Se non che questo fa nascere non solo nel pubblico due schiere di pascoliani e di antipascoliani, tutti e due più obbedienti a un istinto del loro sentire che a un giudizio sull’arte: ma anche in una persona, e innanzi a una stessa cosa, genera gli effetti più singolari.

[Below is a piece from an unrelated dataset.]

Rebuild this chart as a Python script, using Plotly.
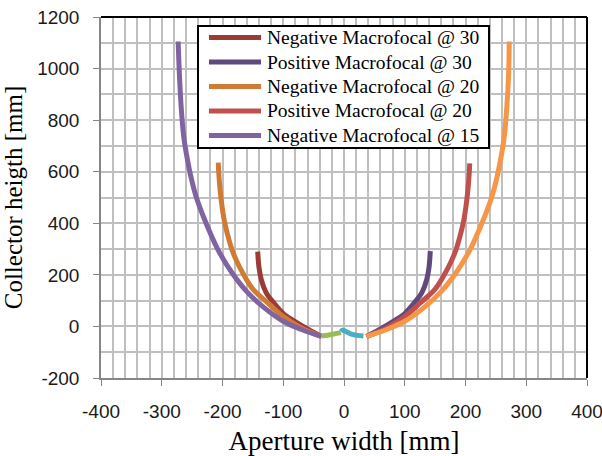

A un medesimo lettore una poesia del Pascoli non è mai identica: ma trascolora ai suoi occhi come al sole il collo della colomba. Leggo, e tutto mi riesce bello, nuovo, caro; e il mio cuore si gonfia di un affetto intenso e nella pienezza del consentimento pare che il petto mi scoppi. Giro l’occhio un istante dietro una rondine che vola, e quando torno a fermarlo sopra la pagina, trovo tutto raffreddato vuotato inaridito: spento il fuoco e la cenere sparsa.
Per un momento avevo abitato ingenuamente il mondo del poeta: poi, son tornato in quello degli uomini.
Ma, fra queste due disposizioni contrarie del nostro spirito, si può ben capire come anche la fisonomia di lui esiti e, quasi per gioco di opposte luci, si tramuti in vista a ogni batter di ciglia; cavarne un ritratto pacato e compiuto, è presso che impossibile. Bisogna contentarsi di segni, di scorci, di tocchi colti quasi a volo e fermati un dopo l’altro, come si può, sulla carta; già n’abbiamo accennato qualcuno, qualche altro proveremo ancora di accennare.